The uncertainty, the ‘not-knowing,’ is the game. When the lid goes on top of a pan filled with various textures and flavours and the flame adjusted to simmer mode one is left in the dark to some extent. What is happening under there? And the temptation of course is to tinker, to remove the lid and stir, stir relentlessly, disturbing the alchemy. A wiser man than me once said that trying to fight insecurity was like taking a flat-iron to the waves to smooth them down; doing that, you’re only going to rough them up some more. I’m learning to let the magic happen.
Today I took two apples. I mostly knew what I wanted to make, a kind of spicy apple sauce to go with a bowl of morning porridge. Cooking apples work best for this, because the flesh has that mealy quality which gives the final result a granita-like texture. However I didn’t have any, only two eaters I purloined from a hotel breakfast buffet, for this purpose. I chopped both finely and added to the pan: the juice and zest of a small orange; sprinkle of five-spice; two sticks of cinnamon; the grating of a toe-sized knob of ginger; star anise; a glass of water; sliver of butter; trickle of Chinese vinegar. Even when I make sweet things I want notes of sharpness, sourness or bitterness. On other occasions I have included rum, whisky, apple and/or cider vinegar, a lump of sugar and lemon peel. This is a recipe which changes constantly, depending what I have to hand and what comes to mind.

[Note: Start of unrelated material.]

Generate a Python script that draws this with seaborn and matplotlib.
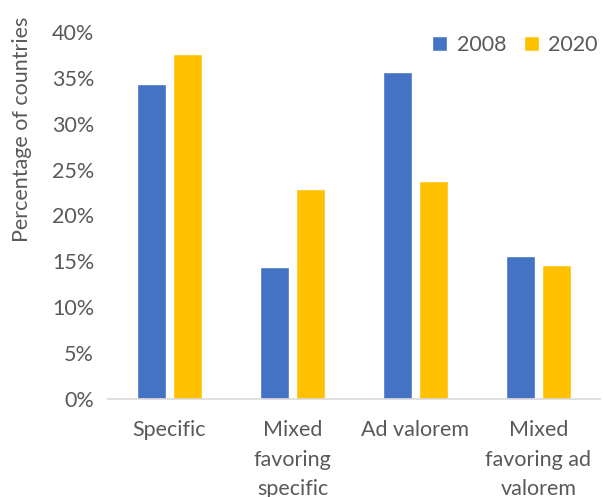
import matplotlib
matplotlib.use("Agg")
import matplotlib.pyplot as plt
import seaborn as sns
import pandas as pd
from matplotlib.ticker import PercentFormatter

categories = ["Specific", "Mixed\nfavoring\nspecific", "Ad valorem", "Mixed\nfavoring ad\nvalorem"]
years = ["2008", "2020"]
share_2008 = [0.343, 0.144, 0.356, 0.156]
share_2020 = [0.376, 0.229, 0.237, 0.146]
y_ticks = [0.0, 0.05, 0.10, 0.15, 0.20, 0.25, 0.30, 0.35, 0.40]

df = pd.DataFrame({
    "category": categories * 2,
    "year": [years[0]] * 4 + [years[1]] * 4,
    "share": share_2008 + share_2020,
})

sns.set_theme(style="white")
plt.rcParams["font.family"] = ["Lato", "DejaVu Sans"]
text_color = "#595959"
fs = 15.5

fig = plt.figure(figsize=(6.03, 4.97), dpi=100)
ax = fig.add_axes([0.179, 0.197, 0.816, 0.739])

sns.barplot(data=df, x="category", y="share", hue="year", order=categories,
            hue_order=years, palette=["#4472C4", "#FFC000"], width=0.58, gap=0.2,
            saturation=1, ax=ax, legend=True)

ax.set_ylim(0, 0.40)
ax.set_xlim(-0.5, 3.5)
ax.set_yticks(y_ticks)
ax.yaxis.set_major_formatter(PercentFormatter(1.0, decimals=0))
ax.set_xlabel("")
ax.set_ylabel("")
ax.tick_params(axis="both", length=0, labelsize=fs, colors=text_color)
ax.tick_params(axis="y", pad=10)
ax.tick_params(axis="x", pad=15)
for lbl in ax.get_xticklabels():
    lbl.set_linespacing(1.6)
    lbl.set_verticalalignment("top")

for side in ["top", "right", "left"]:
    ax.spines[side].set_visible(False)
ax.spines["bottom"].set_color("#d9d9d9")
ax.spines["bottom"].set_linewidth(1.2)

fig.text(0.037, 0.74, "Percentage of countries", rotation=90, ha="center",
         va="center", fontsize=fs, color=text_color)

leg = ax.legend(loc="upper right", bbox_to_anchor=(1.035, 1.045), ncol=2, frameon=False,
                handlelength=0.7, handleheight=0.7, handletextpad=0.45,
                columnspacing=0.8, fontsize=fs)
for t in leg.get_texts():
    t.set_color(text_color)

fig.savefig("out.png", dpi=100)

With a lid on I left it for about half an hour to reduce down and didn’t interfere at all. I decided it was ready once the entire apartment was suffused in a warm spicy fug. A delicious spicy toffee-like sauce had pooled at the pan bottom beneath the fruit, which had softened to the texture of mush yet still retained its form. I put it in a bowl and covered, to put it in the fridge for when I might need it, which, in the cold winter here, is often.